• _WHAT TO PRODUCE_:
Write out each line from the data below that includes the word "matplotlib".

• _MATERIAL FOR THIS EXERCISE_:
>>>
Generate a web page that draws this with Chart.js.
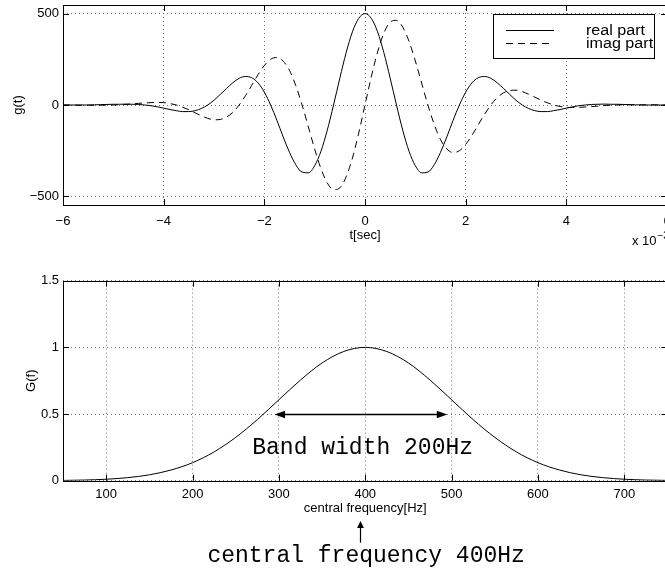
<!DOCTYPE html>
<html>
<head>
<meta charset="utf-8">
<script src="https://cdn.jsdelivr.net/npm/chart.js@4.4.1/dist/chart.umd.min.js"></script>
<style>
  html, body { margin: 0; padding: 0; background: #fff; overflow: hidden; width: 665px; height: 571px; }
  canvas { position: absolute; left: 0; }
  #gabor { top: 0; }
  #spectrum { top: 250px; }
</style>
</head>
<body>
<canvas id="gabor" width="700" height="250"></canvas>
<canvas id="spectrum" width="700" height="321"></canvas>
<script>
// top plot: gabor function, time in units of 10^-3 sec
const tMs = [
  -6, -5.875, -5.75, -5.625, -5.5, -5.375, -5.25, -5.125,
  -5, -4.875, -4.75, -4.625, -4.5, -4.375, -4.25, -4.125,
  -4, -3.875, -3.75, -3.625, -3.5, -3.375, -3.25, -3.125,
  -3, -2.875, -2.75, -2.625, -2.5, -2.375, -2.25, -2.125,
  -2, -1.875, -1.75, -1.625, -1.5, -1.375, -1.25, -1.125,
  -1, -0.875, -0.75, -0.625, -0.5, -0.375, -0.25, -0.125,
  0,
  0.125, 0.25, 0.375, 0.5, 0.625, 0.75, 0.875, 1,
  1.125, 1.25, 1.375, 1.5, 1.625, 1.75, 1.875, 2,
  2.125, 2.25, 2.375, 2.5, 2.625, 2.75, 2.875, 3,
  3.125, 3.25, 3.375, 3.5, 3.625, 3.75, 3.875, 4,
  4.125, 4.25, 4.375, 4.5, 4.625, 4.75, 4.875, 5,
  5.125, 5.25, 5.375, 5.5, 5.625, 5.75, 5.875, 6
];
const realPart = [
  0, 0, 0, 0, 0, 1, 2, 3,
  4, 4, 5, 4, 3, 0, -4, -10,
  -17, -25, -31, -36, -36, -31, -19, 0,
  26, 58, 91, 122, 146, 156, 149, 121,
  70, 0, -84, -175, -259, -327, -367, -371,
  -332, -253, -138, 0, 147, 286, 400, 474,
  500,
  474, 400, 286, 147, 0, -138, -253, -332,
  -371, -367, -327, -259, -175, -84, 0, 70,
  121, 149, 156, 146, 122, 91, 58, 26,
  0, -19, -31, -36, -36, -31, -25, -17,
  -10, -4, 0, 3, 4, 5, 4, 4,
  3, 2, 1, 0, 0, 0, 0, 0
];
const imagPart = [
  0, 0, -1, -1, -1, -1, -1, -1,
  0, 1, 3, 6, 9, 11, 13, 14,
  13, 8, 0, -12, -26, -43, -59, -73,
  -81, -79, -66, -40, 0, 51, 108, 166,
  216, 250, 260, 240, 189, 106, 0, -120,
  -241, -348, -426, -463, -453, -393, -290, -154,
  0,
  154, 290, 393, 453, 463, 426, 348, 241,
  120, 0, -106, -189, -240, -260, -250, -216,
  -166, -108, -51, 0, 40, 66, 79, 81,
  73, 59, 43, 26, 12, 0, -8, -13,
  -14, -13, -11, -9, -6, -3, -1, 0,
  1, 1, 1, 1, 1, 1, 0, 0
];
const tTicks = [-6, -4, -2, 0, 2, 4, 6];
const gTicks = [-500, 0, 500];

// bottom plot: spectrum
const freqHz = [50, 75, 100, 125, 150, 175, 200, 225, 250, 275, 300, 325, 350, 375, 400,
  425, 450, 475, 500, 525, 550, 575, 600, 625, 650, 675, 700, 725, 750];
const gainG = [0.002, 0.005, 0.011, 0.023, 0.044, 0.080, 0.135, 0.216, 0.325, 0.458, 0.607, 0.755, 0.883, 0.969, 1.000,
  0.969, 0.883, 0.755, 0.607, 0.458, 0.325, 0.216, 0.135, 0.080, 0.044, 0.023, 0.011, 0.005, 0.002];
const fTicks = [100, 200, 300, 400, 500, 600, 700];
const GTicks = [0, 0.5, 1, 1.5];

// annotation anchors (data units)
const bandFrom = 295, bandTo = 495, bandLevel = 0.5;
const bandText = 'Band width 200Hz', bandTextF = 397, bandTextLevel = 0.198;
const centerText = 'central frequency 400Hz', centerF = 401, centerArrowF = 394;

Chart.defaults.font.family = '"Liberation Sans", Arial, Helvetica, sans-serif';
Chart.defaults.font.size = 13;
Chart.defaults.color = '#000';

const fmt = v => String(v).replace('-', '\u2212');

// matlab style box with inward ticks on all four sides
const matlabBox = {
    id: 'matlabBox',
    afterDatasetsDraw(chart) {
        const { ctx, chartArea: a, scales: { x, y } } = chart;
        const L = 6;
        ctx.save();
        ctx.strokeStyle = '#000';
        ctx.lineWidth = 1;
        ctx.setLineDash([]);
        ctx.beginPath();
        x.ticks.forEach(t => {
            const px = Math.round(x.getPixelForValue(t.value)) + 0.5;
            ctx.moveTo(px, a.bottom); ctx.lineTo(px, a.bottom - L);
            ctx.moveTo(px, a.top); ctx.lineTo(px, a.top + L);
        });
        y.ticks.forEach(t => {
            const py = Math.round(y.getPixelForValue(t.value)) + 0.5;
            ctx.moveTo(a.left, py); ctx.lineTo(a.left + L, py);
            ctx.moveTo(a.right, py); ctx.lineTo(a.right - L, py);
        });
        ctx.stroke();
        const l = Math.round(a.left) + 0.5, tp = Math.round(a.top) + 0.5;
        ctx.strokeRect(l, tp, Math.round(a.right) - Math.round(a.left), Math.round(a.bottom) - Math.round(a.top));
        ctx.restore();
    }
};

const gaborLegend = {
    id: 'gaborLegend',
    afterDraw(chart) {
        const ctx = chart.ctx;
        ctx.save();
        ctx.fillStyle = '#fff';
        ctx.fillRect(493.5, 14.5, 161, 44);
        ctx.strokeStyle = '#000';
        ctx.lineWidth = 1;
        ctx.strokeRect(493.5, 14.5, 161, 44);
        const rows = [30.5, 43.5];
        chart.data.datasets.forEach((ds, i) => {
            ctx.setLineDash(ds.borderDash || []);
            ctx.beginPath();
            ctx.moveTo(506, rows[i]);
            ctx.lineTo(554, rows[i]);
            ctx.stroke();
            ctx.setLineDash([]);
            ctx.save();
            ctx.translate(586, rows[i] + 4);
            ctx.scale(1.15, 1);
            ctx.fillStyle = '#000';
            ctx.font = '14px "Liberation Sans", Arial, sans-serif';
            ctx.textBaseline = 'alphabetic';
            ctx.fillText(ds.label, 0, 0);
            ctx.restore();
        });
        // exponent of the time axis
        ctx.fillStyle = '#000';
        ctx.textBaseline = 'alphabetic';
        ctx.font = '13px "Liberation Sans", Arial, sans-serif';
        ctx.fillText('x 10', 632, 245);
        ctx.font = '10px "Liberation Sans", Arial, sans-serif';
        ctx.fillText('\u22123', 657.5, 239);
        ctx.restore();
    }
};

const arrowHead = (ctx, x, y, dx, dy, len, half) => {
    // tip at x,y pointing in direction dx,dy
    ctx.beginPath();
    ctx.moveTo(x, y);
    ctx.lineTo(x - dx * len - dy * half, y - dy * len + dx * half);
    ctx.lineTo(x - dx * len + dy * half, y - dy * len - dx * half);
    ctx.closePath();
    ctx.fill();
};

const bandNotes = {
    id: 'bandNotes',
    afterDraw(chart) {
        const { ctx, chartArea: a, scales: { x, y } } = chart;
        ctx.save();
        ctx.strokeStyle = '#000';
        ctx.fillStyle = '#000';
        ctx.lineWidth = 1.3;
        const yb = Math.round(y.getPixelForValue(bandLevel)) + 0.5;
        const x1 = x.getPixelForValue(bandFrom), x2 = x.getPixelForValue(bandTo);
        ctx.beginPath();
        ctx.moveTo(x1 + 6, yb); ctx.lineTo(x2 - 6, yb);
        ctx.stroke();
        arrowHead(ctx, x1, yb, -1, 0, 10.5, 3.8);
        arrowHead(ctx, x2, yb, 1, 0, 10.5, 3.8);

        ctx.font = '23px "Liberation Mono", "Courier New", monospace';
        ctx.textAlign = 'center';
        ctx.textBaseline = 'alphabetic';
        ctx.fillText(bandText, x.getPixelForValue(bandTextF), y.getPixelForValue(bandTextLevel));

        const xa = Math.round(x.getPixelForValue(centerArrowF)) + 0.5;
        ctx.lineWidth = 1.2;
        ctx.beginPath();
        ctx.moveTo(xa, a.bottom + 62); ctx.lineTo(xa, a.bottom + 45);
        ctx.stroke();
        arrowHead(ctx, xa, a.bottom + 40.3, 0, -1, 7, 3.4);

        ctx.fillText(centerText, x.getPixelForValue(centerF), a.bottom + 81);
        ctx.restore();
    }
};

const makeOptions = (cfg) => ({
    responsive: false,
    animation: false,
    devicePixelRatio: 1,
    layout: { padding: cfg.padding },
    plugins: { legend: { display: false }, tooltip: { enabled: false } },
    elements: { point: { radius: 0 }, line: { borderWidth: 1, borderColor: '#000' } },
    scales: {
        x: {
            type: 'linear',
            min: cfg.xMin, max: cfg.xMax,
            afterBuildTicks: s => { s.ticks = cfg.xTicks.map(v => ({ value: v })); },
            afterFit: s => { s.height = 45; s.paddingLeft = 0; s.paddingRight = 0; },
            grid: { color: '#777', lineWidth: 1, drawTicks: false },
            border: { display: false, dash: [1, 3] },
            ticks: { padding: cfg.xTickPad, maxRotation: 0, autoSkip: false, callback: v => fmt(v) },
            title: { display: true, text: cfg.xTitle, font: { size: 13 }, padding: { top: 0, bottom: cfg.xTitlePad } }
        },
        y: {
            type: 'linear',
            min: cfg.yMin, max: cfg.yMax,
            afterBuildTicks: s => { s.ticks = cfg.yTicks.map(v => ({ value: v })); },
            afterFit: s => { s.width = 63; s.paddingTop = 0; s.paddingBottom = 0; },
            grid: { color: '#777', lineWidth: 1, drawTicks: false },
            border: { display: false, dash: [1, 3] },
            ticks: { padding: 4, autoSkip: false, callback: v => fmt(v) },
            title: { display: true, text: cfg.yTitle, font: { size: 13 }, padding: { top: cfg.yTitlePad, bottom: 0 } }
        }
    }
});

new Chart(document.getElementById('gabor'), {
    type: 'line',
    data: {
        datasets: [
            { label: 'real part', data: tMs.map((t, i) => ({ x: t, y: realPart[i] })),
              borderColor: '#000', borderWidth: 1, cubicInterpolationMode: 'monotone', fill: false },
            { label: 'imag part', data: tMs.map((t, i) => ({ x: t, y: imagPart[i] })),
              borderColor: '#000', borderWidth: 1, borderDash: [7, 5], cubicInterpolationMode: 'monotone', fill: false }
        ]
    },
    options: makeOptions({
        padding: { left: 0, top: 5, right: 33, bottom: 0 },
        xMin: -6, xMax: 6, xTicks: tTicks, xTickPad: 9, xTitle: 't[sec]', xTitlePad: 7,
        yMin: -547, yMax: 547, yTicks: gTicks, yTitle: 'g(t)', yTitlePad: 11
    }),
    plugins: [matlabBox, gaborLegend]
});

new Chart(document.getElementById('spectrum'), {
    type: 'line',
    data: {
        datasets: [
            { label: 'G(f)', data: freqHz.map((f, i) => ({ x: f, y: gainG[i] })),
              borderColor: '#000', borderWidth: 1, cubicInterpolationMode: 'monotone', fill: false }
        ]
    },
    options: makeOptions({
        padding: { left: 0, top: 30.7, right: 32.5, bottom: 45.3 },
        xMin: 50, xMax: 750, xTicks: fTicks, xTickPad: 5.5, xTitle: 'central frequency[Hz]', xTitlePad: 9,
        yMin: 0, yMax: 1.5, yTicks: GTicks, yTitle: 'G(f)', yTitlePad: 24
    }),
    plugins: [matlabBox, bandNotes]
});
</script>
</body>
</html>
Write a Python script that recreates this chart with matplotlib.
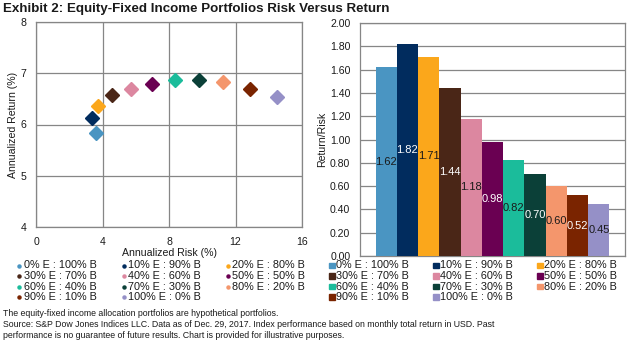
import matplotlib
matplotlib.use("Agg")
import matplotlib.pyplot as plt
from matplotlib.lines import Line2D
from matplotlib.patches import Rectangle

# Portfolio mixes (equity : bond) and their statistics
portfolios = ["0% E : 100% B", "10% E : 90% B", "20% E : 80% B", "30% E : 70% B",
              "40% E : 60% B", "50% E : 50% B", "60% E : 40% B", "70% E : 30% B",
              "80% E : 20% B", "90% E : 10% B", "100% E : 0% B"]
annual_risk = [3.61, 3.39, 3.71, 4.60, 5.72, 6.99, 8.35, 9.82, 11.24, 12.87, 14.50]
annual_return = [5.84, 6.12, 6.37, 6.57, 6.70, 6.80, 6.86, 6.86, 6.82, 6.69, 6.53]
return_risk = [1.62, 1.82, 1.71, 1.44, 1.18, 0.98, 0.82, 0.70, 0.60, 0.52, 0.45]
colors = ["#4A95C2", "#012C5E", "#FBA71B", "#4A2617", "#DC87A0", "#6A0052",
          "#1BBC9B", "#0B4038", "#F4966C", "#7A2400", "#9590C7"]
label_colors = ["#1a1a1a", "white", "#1a1a1a", "white", "#1a1a1a", "white",
                "#1a1a1a", "white", "#1a1a1a", "white", "#1a1a1a"]

x_ticks = [0, 4, 8, 12, 16]
y_ticks = [4, 5, 6, 7, 8]
rr_ticks = [0.0, 0.2, 0.4, 0.6, 0.8, 1.0, 1.2, 1.4, 1.6, 1.8, 2.0]

W, H = 635, 347
plt.rcParams["font.family"] = ["Liberation Sans", "DejaVu Sans"]
fig = plt.figure(figsize=(W / 100, H / 100), dpi=100)

GRID = "#868686"
FS = 7.6
LEG_FS = 7.8


def box(l, t, r, b):
    return [l / W, 1 - b / H, (r - l) / W, (b - t) / H]


# ---- scatter: risk vs return ----
ax1 = fig.add_axes(box(36, 22, 302, 227))
for x, y, c in zip(annual_risk, annual_return, colors):
    ax1.plot(x, y, marker="D", ms=6.8, color=c, mec=c, ls="none", zorder=3)
ax1.set_xlim(0, 16)
ax1.set_ylim(4, 8)
ax1.set_xticks(x_ticks)
ax1.set_yticks(y_ticks)
ax1.grid(True, color=GRID, lw=0.9)
ax1.set_axisbelow(True)
ax1.tick_params(length=0, labelsize=FS, pad=7, colors="#1a1a1a")
ax1.set_xlabel("Annualized Risk (%)", fontsize=FS, labelpad=1, color="#1a1a1a")
ax1.set_ylabel("Annualized Return (%)", fontsize=FS, labelpad=1.5, color="#1a1a1a")
for s in ax1.spines.values():
    s.set_color(GRID)
    s.set_linewidth(0.9)

# ---- bars: return / risk ----
ax2 = fig.add_axes(box(360, 23, 625, 256))
xs = list(range(len(return_risk)))
ax2.bar(xs, return_risk, width=1.0, color=colors, zorder=3)
for x, v, lc in zip(xs, return_risk, label_colors):
    ax2.text(x, v / 2, f"{v:.2f}", ha="center", va="center", fontsize=FS + 0.4,
             color=lc, zorder=4)
ax2.set_xlim(-1.23, 11.23)
ax2.set_ylim(0, 2.0)
ax2.set_yticks(rr_ticks)
ax2.set_yticklabels([f"{t:.2f}" for t in rr_ticks])
ax2.set_xticks([])
ax2.yaxis.grid(True, color=GRID, lw=0.9)
ax2.set_axisbelow(True)
ax2.tick_params(length=0, labelsize=FS, pad=7, colors="#1a1a1a")
ax2.set_ylabel("Return/Risk", fontsize=FS, labelpad=2, color="#1a1a1a")
for s in ax2.spines.values():
    s.set_color(GRID)
    s.set_linewidth(0.9)

# ---- legends (row-major, three columns) ----
row_y = [265.5, 276, 286.5, 297]


def fx(px):
    return px / W


def fy(py):
    return 1 - py / H


for i, (lab, c) in enumerate(zip(portfolios, colors)):
    col, row = i % 3, i // 3
    # left legend, small dots
    mx = 19 + col * 104.5
    fig.add_artist(Line2D([fx(mx)], [fy(row_y[row])], marker="o", ms=2.2,
                          color=c, mec=c, ls="none", transform=fig.transFigure))
    fig.text(fx(mx + 4.5), fy(row_y[row]), lab, fontsize=LEG_FS, va="center",
             ha="left", color="#1a1a1a")
    # right legend, small squares
    sx = 329 + col * 104
    fig.add_artist(Rectangle((fx(sx), fy(row_y[row] + 2.8)), 6 / W, 5.6 / H,
                             color=c, transform=fig.transFigure))
    fig.text(fx(sx + 7.5), fy(row_y[row]), lab, fontsize=LEG_FS, va="center",
             ha="left", color="#1a1a1a")

fig.text(fx(3), fy(9), "Exhibit 2: Equity-Fixed Income Portfolios Risk Versus Return",
         fontsize=9.65, fontweight="bold", va="center", ha="left", color="#1a1a1a")

notes = [
    "The equity-fixed income allocation portfolios are hypothetical portfolios.",
    "Source: S&P Dow Jones Indices LLC. Data as of Dec. 29, 2017. Index performance based on monthly total return in USD. Past",
    "performance is no guarantee of future results. Chart is provided for illustrative purposes.",
]
for ny, line in zip([313, 324.5, 336], notes):
    fig.text(fx(3), fy(ny), line, fontsize=6.3, va="center", ha="left", color="#1a1a1a")

fig.savefig("out.png", dpi=100)
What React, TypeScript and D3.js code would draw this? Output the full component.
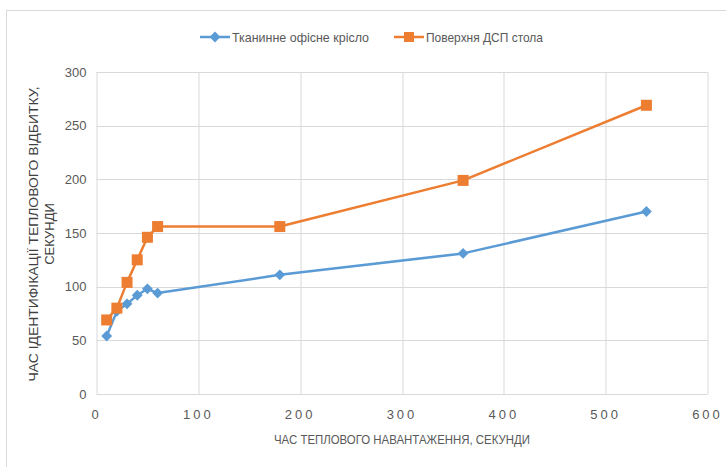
<<<
• _RESPONSE_:
Write a Python script that recreates this chart with matplotlib.
import matplotlib
matplotlib.use("Agg")
import matplotlib.pyplot as plt
from matplotlib.lines import Line2D
from matplotlib.patches import Rectangle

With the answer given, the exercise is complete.